Your copy of the material must match it exactly, except that pictures are dropped.

── DATA RECORDS ──

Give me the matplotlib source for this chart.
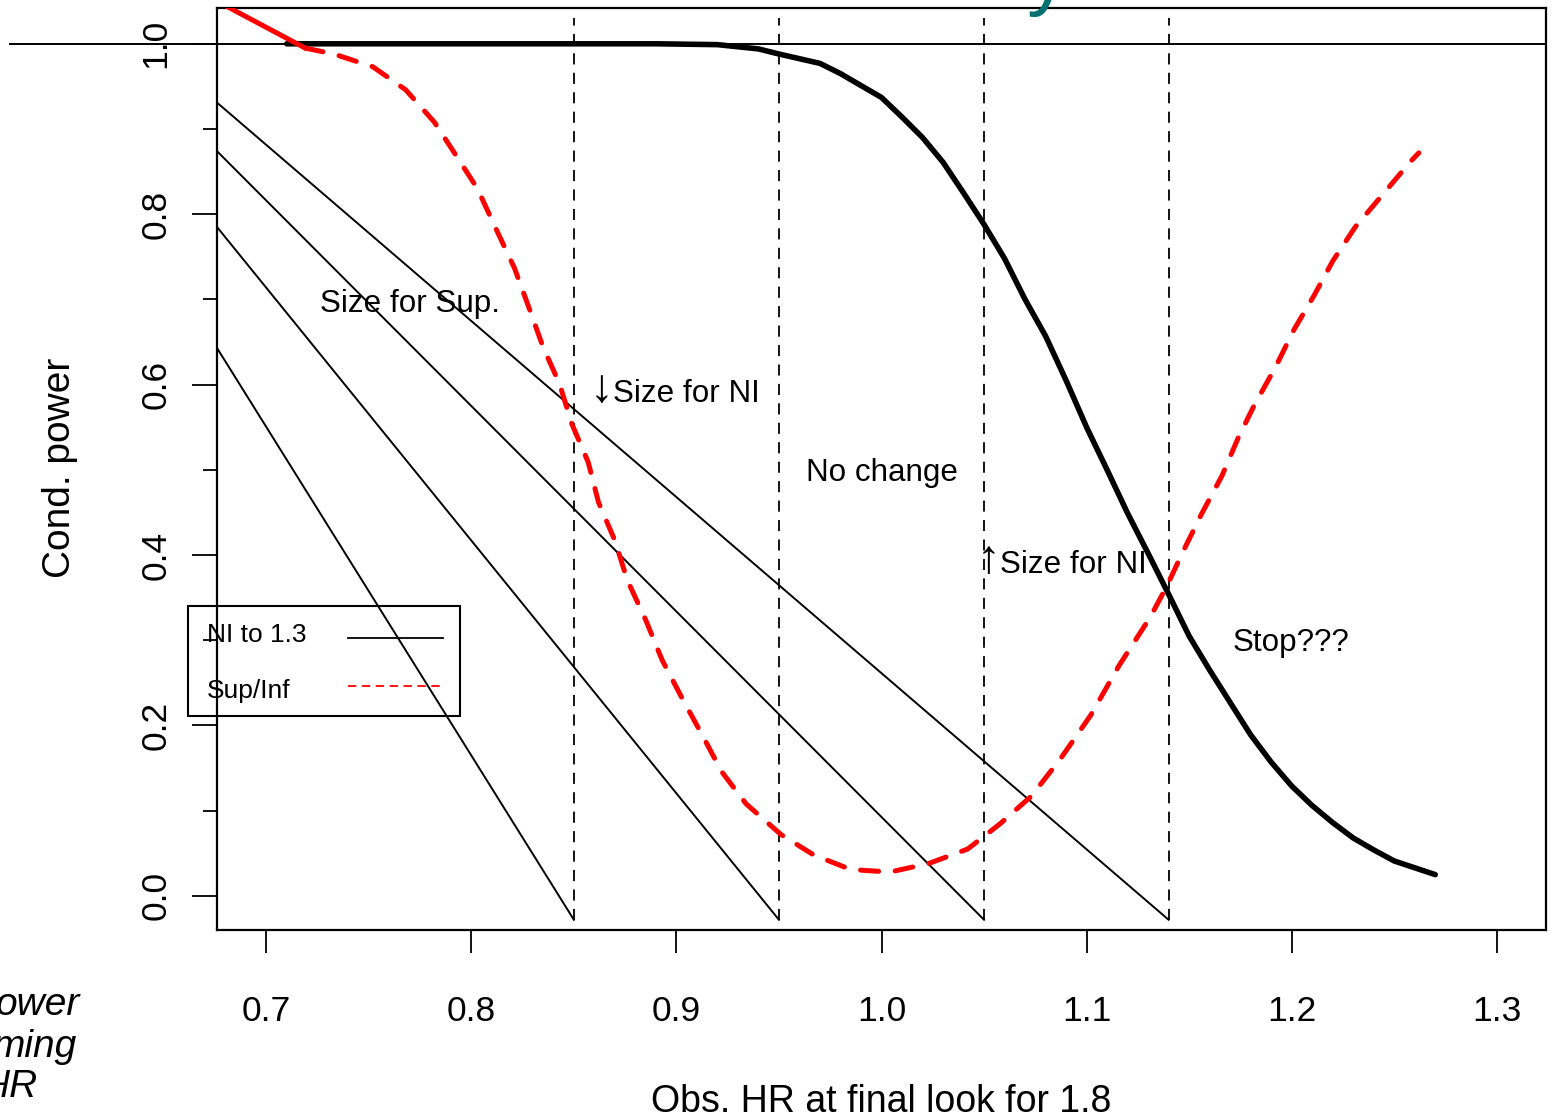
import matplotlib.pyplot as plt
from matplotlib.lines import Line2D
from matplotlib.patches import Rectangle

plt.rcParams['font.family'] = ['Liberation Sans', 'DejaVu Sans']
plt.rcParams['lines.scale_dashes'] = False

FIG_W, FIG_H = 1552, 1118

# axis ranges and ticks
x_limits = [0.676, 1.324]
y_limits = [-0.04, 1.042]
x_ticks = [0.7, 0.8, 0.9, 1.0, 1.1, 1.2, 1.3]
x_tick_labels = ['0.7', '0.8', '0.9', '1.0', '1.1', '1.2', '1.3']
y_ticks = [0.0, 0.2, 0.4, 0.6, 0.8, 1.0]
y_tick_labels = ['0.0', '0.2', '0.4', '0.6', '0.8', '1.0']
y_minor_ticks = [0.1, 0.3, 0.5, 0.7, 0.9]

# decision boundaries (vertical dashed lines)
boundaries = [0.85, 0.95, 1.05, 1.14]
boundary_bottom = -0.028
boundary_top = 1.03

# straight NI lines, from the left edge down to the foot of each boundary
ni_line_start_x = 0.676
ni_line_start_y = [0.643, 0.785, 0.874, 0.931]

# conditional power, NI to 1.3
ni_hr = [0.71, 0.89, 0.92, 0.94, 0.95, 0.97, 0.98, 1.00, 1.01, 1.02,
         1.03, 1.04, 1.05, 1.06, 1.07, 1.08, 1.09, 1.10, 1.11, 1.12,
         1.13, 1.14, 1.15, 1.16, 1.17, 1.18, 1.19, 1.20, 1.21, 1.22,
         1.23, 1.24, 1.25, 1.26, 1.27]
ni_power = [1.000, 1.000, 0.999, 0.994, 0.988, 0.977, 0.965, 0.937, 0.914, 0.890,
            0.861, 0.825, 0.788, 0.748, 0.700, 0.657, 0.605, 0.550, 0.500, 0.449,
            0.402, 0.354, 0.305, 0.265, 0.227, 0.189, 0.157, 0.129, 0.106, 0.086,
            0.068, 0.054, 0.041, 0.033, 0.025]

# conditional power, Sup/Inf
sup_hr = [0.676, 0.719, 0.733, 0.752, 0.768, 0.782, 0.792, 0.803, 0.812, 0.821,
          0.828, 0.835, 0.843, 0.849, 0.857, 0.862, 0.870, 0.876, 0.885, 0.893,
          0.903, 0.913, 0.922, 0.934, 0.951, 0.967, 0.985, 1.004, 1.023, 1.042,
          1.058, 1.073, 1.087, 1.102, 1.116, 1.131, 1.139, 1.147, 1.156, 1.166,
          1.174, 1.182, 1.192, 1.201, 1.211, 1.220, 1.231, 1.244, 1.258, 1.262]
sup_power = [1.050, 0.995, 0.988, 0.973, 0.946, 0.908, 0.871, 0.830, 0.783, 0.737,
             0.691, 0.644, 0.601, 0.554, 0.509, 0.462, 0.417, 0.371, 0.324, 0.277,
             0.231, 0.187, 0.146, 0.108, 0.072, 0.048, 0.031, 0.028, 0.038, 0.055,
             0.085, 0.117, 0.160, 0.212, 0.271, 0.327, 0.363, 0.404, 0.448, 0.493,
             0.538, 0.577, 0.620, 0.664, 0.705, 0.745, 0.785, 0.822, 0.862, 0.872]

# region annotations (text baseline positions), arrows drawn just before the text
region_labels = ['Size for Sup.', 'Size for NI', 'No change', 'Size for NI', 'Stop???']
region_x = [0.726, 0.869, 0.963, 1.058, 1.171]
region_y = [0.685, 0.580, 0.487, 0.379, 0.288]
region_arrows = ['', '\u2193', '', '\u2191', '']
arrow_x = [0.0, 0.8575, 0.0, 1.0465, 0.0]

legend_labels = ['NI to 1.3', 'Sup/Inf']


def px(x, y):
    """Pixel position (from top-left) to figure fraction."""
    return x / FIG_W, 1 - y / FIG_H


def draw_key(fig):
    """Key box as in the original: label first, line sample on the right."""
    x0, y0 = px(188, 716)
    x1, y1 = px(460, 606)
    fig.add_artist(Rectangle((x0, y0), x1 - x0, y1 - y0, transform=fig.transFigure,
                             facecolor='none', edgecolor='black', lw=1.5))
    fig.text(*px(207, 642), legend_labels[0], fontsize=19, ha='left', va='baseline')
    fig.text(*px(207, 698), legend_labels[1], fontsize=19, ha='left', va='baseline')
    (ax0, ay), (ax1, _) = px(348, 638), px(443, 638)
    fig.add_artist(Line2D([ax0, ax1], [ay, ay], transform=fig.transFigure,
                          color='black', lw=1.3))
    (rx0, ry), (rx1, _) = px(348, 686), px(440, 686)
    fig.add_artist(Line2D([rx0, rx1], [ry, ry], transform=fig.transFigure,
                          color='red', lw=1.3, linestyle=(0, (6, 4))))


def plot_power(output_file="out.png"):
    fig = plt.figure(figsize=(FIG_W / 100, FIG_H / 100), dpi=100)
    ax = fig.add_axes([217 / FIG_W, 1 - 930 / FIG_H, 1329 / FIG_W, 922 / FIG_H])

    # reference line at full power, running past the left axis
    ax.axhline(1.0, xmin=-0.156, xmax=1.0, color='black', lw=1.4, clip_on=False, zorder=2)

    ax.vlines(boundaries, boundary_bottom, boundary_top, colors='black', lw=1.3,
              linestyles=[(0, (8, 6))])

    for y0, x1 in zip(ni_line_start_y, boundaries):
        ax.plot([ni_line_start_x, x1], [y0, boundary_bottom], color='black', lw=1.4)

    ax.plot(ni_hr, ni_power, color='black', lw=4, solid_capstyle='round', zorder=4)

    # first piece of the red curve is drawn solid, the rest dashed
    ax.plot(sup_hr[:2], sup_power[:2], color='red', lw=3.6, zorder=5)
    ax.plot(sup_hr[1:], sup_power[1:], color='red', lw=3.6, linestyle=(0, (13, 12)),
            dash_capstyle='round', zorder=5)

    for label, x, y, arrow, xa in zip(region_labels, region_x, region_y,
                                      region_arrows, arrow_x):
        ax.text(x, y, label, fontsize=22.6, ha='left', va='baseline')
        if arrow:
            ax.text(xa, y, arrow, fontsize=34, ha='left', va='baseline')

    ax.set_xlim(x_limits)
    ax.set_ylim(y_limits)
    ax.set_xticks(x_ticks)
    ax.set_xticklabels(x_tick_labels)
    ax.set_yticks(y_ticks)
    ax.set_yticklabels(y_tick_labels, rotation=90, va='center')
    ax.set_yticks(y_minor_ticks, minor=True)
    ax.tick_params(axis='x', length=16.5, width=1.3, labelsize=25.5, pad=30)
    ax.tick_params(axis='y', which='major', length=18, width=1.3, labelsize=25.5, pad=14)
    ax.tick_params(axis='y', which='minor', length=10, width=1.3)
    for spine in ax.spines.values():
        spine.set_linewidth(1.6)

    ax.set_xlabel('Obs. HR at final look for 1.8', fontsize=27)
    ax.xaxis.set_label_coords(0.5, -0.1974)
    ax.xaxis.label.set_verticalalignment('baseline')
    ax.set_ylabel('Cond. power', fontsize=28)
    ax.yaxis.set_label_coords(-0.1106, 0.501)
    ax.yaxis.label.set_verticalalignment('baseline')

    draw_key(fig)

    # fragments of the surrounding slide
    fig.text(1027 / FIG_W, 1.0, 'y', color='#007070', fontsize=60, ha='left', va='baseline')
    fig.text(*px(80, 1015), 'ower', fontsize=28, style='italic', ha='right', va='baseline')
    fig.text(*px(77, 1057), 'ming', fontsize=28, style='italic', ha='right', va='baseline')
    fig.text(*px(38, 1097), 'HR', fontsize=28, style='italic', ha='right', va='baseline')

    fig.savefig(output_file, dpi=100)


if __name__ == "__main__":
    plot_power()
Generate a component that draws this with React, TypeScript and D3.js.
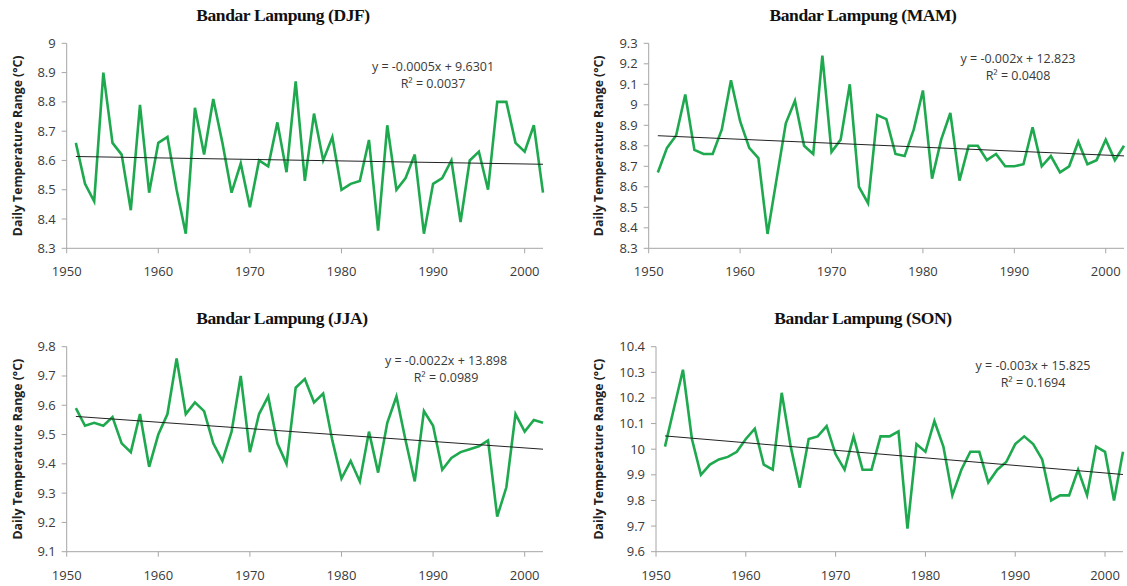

───

▸ RIGHT ANSWER
Give me the matplotlib source for this chart.
import matplotlib.pyplot as plt
from matplotlib.lines import Line2D
from matplotlib.patches import Rectangle

plt.rcParams['font.family'] = ['Liberation Sans', 'DejaVu Sans']
plt.rcParams['lines.scale_dashes'] = False

FIG_W, FIG_H = 1552, 1118

# axis ranges and ticks
x_limits = [0.676, 1.324]
y_limits = [-0.04, 1.042]
x_ticks = [0.7, 0.8, 0.9, 1.0, 1.1, 1.2, 1.3]
x_tick_labels = ['0.7', '0.8', '0.9', '1.0', '1.1', '1.2', '1.3']
y_ticks = [0.0, 0.2, 0.4, 0.6, 0.8, 1.0]
y_tick_labels = ['0.0', '0.2', '0.4', '0.6', '0.8', '1.0']
y_minor_ticks = [0.1, 0.3, 0.5, 0.7, 0.9]

# decision boundaries (vertical dashed lines)
boundaries = [0.85, 0.95, 1.05, 1.14]
boundary_bottom = -0.028
boundary_top = 1.03

# straight NI lines, from the left edge down to the foot of each boundary
ni_line_start_x = 0.676
ni_line_start_y = [0.643, 0.785, 0.874, 0.931]

# conditional power, NI to 1.3
ni_hr = [0.71, 0.89, 0.92, 0.94, 0.95, 0.97, 0.98, 1.00, 1.01, 1.02,
         1.03, 1.04, 1.05, 1.06, 1.07, 1.08, 1.09, 1.10, 1.11, 1.12,
         1.13, 1.14, 1.15, 1.16, 1.17, 1.18, 1.19, 1.20, 1.21, 1.22,
         1.23, 1.24, 1.25, 1.26, 1.27]
ni_power = [1.000, 1.000, 0.999, 0.994, 0.988, 0.977, 0.965, 0.937, 0.914, 0.890,
            0.861, 0.825, 0.788, 0.748, 0.700, 0.657, 0.605, 0.550, 0.500, 0.449,
            0.402, 0.354, 0.305, 0.265, 0.227, 0.189, 0.157, 0.129, 0.106, 0.086,
            0.068, 0.054, 0.041, 0.033, 0.025]

# conditional power, Sup/Inf
sup_hr = [0.676, 0.719, 0.733, 0.752, 0.768, 0.782, 0.792, 0.803, 0.812, 0.821,
          0.828, 0.835, 0.843, 0.849, 0.857, 0.862, 0.870, 0.876, 0.885, 0.893,
          0.903, 0.913, 0.922, 0.934, 0.951, 0.967, 0.985, 1.004, 1.023, 1.042,
          1.058, 1.073, 1.087, 1.102, 1.116, 1.131, 1.139, 1.147, 1.156, 1.166,
          1.174, 1.182, 1.192, 1.201, 1.211, 1.220, 1.231, 1.244, 1.258, 1.262]
sup_power = [1.050, 0.995, 0.988, 0.973, 0.946, 0.908, 0.871, 0.830, 0.783, 0.737,
             0.691, 0.644, 0.601, 0.554, 0.509, 0.462, 0.417, 0.371, 0.324, 0.277,
             0.231, 0.187, 0.146, 0.108, 0.072, 0.048, 0.031, 0.028, 0.038, 0.055,
             0.085, 0.117, 0.160, 0.212, 0.271, 0.327, 0.363, 0.404, 0.448, 0.493,
             0.538, 0.577, 0.620, 0.664, 0.705, 0.745, 0.785, 0.822, 0.862, 0.872]

# region annotations (text baseline positions), arrows drawn just before the text
region_labels = ['Size for Sup.', 'Size for NI', 'No change', 'Size for NI', 'Stop???']
region_x = [0.726, 0.869, 0.963, 1.058, 1.171]
region_y = [0.685, 0.580, 0.487, 0.379, 0.288]
region_arrows = ['', '\u2193', '', '\u2191', '']
arrow_x = [0.0, 0.8575, 0.0, 1.0465, 0.0]

legend_labels = ['NI to 1.3', 'Sup/Inf']


def px(x, y):
    """Pixel position (from top-left) to figure fraction."""
    return x / FIG_W, 1 - y / FIG_H


def draw_key(fig):
    """Key box as in the original: label first, line sample on the right."""
    x0, y0 = px(188, 716)
    x1, y1 = px(460, 606)
    fig.add_artist(Rectangle((x0, y0), x1 - x0, y1 - y0, transform=fig.transFigure,
                             facecolor='none', edgecolor='black', lw=1.5))
    fig.text(*px(207, 642), legend_labels[0], fontsize=19, ha='left', va='baseline')
    fig.text(*px(207, 698), legend_labels[1], fontsize=19, ha='left', va='baseline')
    (ax0, ay), (ax1, _) = px(348, 638), px(443, 638)
    fig.add_artist(Line2D([ax0, ax1], [ay, ay], transform=fig.transFigure,
                          color='black', lw=1.3))
    (rx0, ry), (rx1, _) = px(348, 686), px(440, 686)
    fig.add_artist(Line2D([rx0, rx1], [ry, ry], transform=fig.transFigure,
                          color='red', lw=1.3, linestyle=(0, (6, 4))))


def plot_power(output_file="out.png"):
    fig = plt.figure(figsize=(FIG_W / 100, FIG_H / 100), dpi=100)
    ax = fig.add_axes([217 / FIG_W, 1 - 930 / FIG_H, 1329 / FIG_W, 922 / FIG_H])

    # reference line at full power, running past the left axis
    ax.axhline(1.0, xmin=-0.156, xmax=1.0, color='black', lw=1.4, clip_on=False, zorder=2)

    ax.vlines(boundaries, boundary_bottom, boundary_top, colors='black', lw=1.3,
              linestyles=[(0, (8, 6))])

    for y0, x1 in zip(ni_line_start_y, boundaries):
        ax.plot([ni_line_start_x, x1], [y0, boundary_bottom], color='black', lw=1.4)

    ax.plot(ni_hr, ni_power, color='black', lw=4, solid_capstyle='round', zorder=4)

    # first piece of the red curve is drawn solid, the rest dashed
    ax.plot(sup_hr[:2], sup_power[:2], color='red', lw=3.6, zorder=5)
    ax.plot(sup_hr[1:], sup_power[1:], color='red', lw=3.6, linestyle=(0, (13, 12)),
            dash_capstyle='round', zorder=5)

    for label, x, y, arrow, xa in zip(region_labels, region_x, region_y,
                                      region_arrows, arrow_x):
        ax.text(x, y, label, fontsize=22.6, ha='left', va='baseline')
        if arrow:
            ax.text(xa, y, arrow, fontsize=34, ha='left', va='baseline')

    ax.set_xlim(x_limits)
    ax.set_ylim(y_limits)
    ax.set_xticks(x_ticks)
    ax.set_xticklabels(x_tick_labels)
    ax.set_yticks(y_ticks)
    ax.set_yticklabels(y_tick_labels, rotation=90, va='center')
    ax.set_yticks(y_minor_ticks, minor=True)
    ax.tick_params(axis='x', length=16.5, width=1.3, labelsize=25.5, pad=30)
    ax.tick_params(axis='y', which='major', length=18, width=1.3, labelsize=25.5, pad=14)
    ax.tick_params(axis='y', which='minor', length=10, width=1.3)
    for spine in ax.spines.values():
        spine.set_linewidth(1.6)

    ax.set_xlabel('Obs. HR at final look for 1.8', fontsize=27)
    ax.xaxis.set_label_coords(0.5, -0.1974)
    ax.xaxis.label.set_verticalalignment('baseline')
    ax.set_ylabel('Cond. power', fontsize=28)
    ax.yaxis.set_label_coords(-0.1106, 0.501)
    ax.yaxis.label.set_verticalalignment('baseline')

    draw_key(fig)

    # fragments of the surrounding slide
    fig.text(1027 / FIG_W, 1.0, 'y', color='#007070', fontsize=60, ha='left', va='baseline')
    fig.text(*px(80, 1015), 'ower', fontsize=28, style='italic', ha='right', va='baseline')
    fig.text(*px(77, 1057), 'ming', fontsize=28, style='italic', ha='right', va='baseline')
    fig.text(*px(38, 1097), 'HR', fontsize=28, style='italic', ha='right', va='baseline')

    fig.savefig(output_file, dpi=100)


if __name__ == "__main__":
    plot_power()
Generate a component that draws this with React, TypeScript and D3.js.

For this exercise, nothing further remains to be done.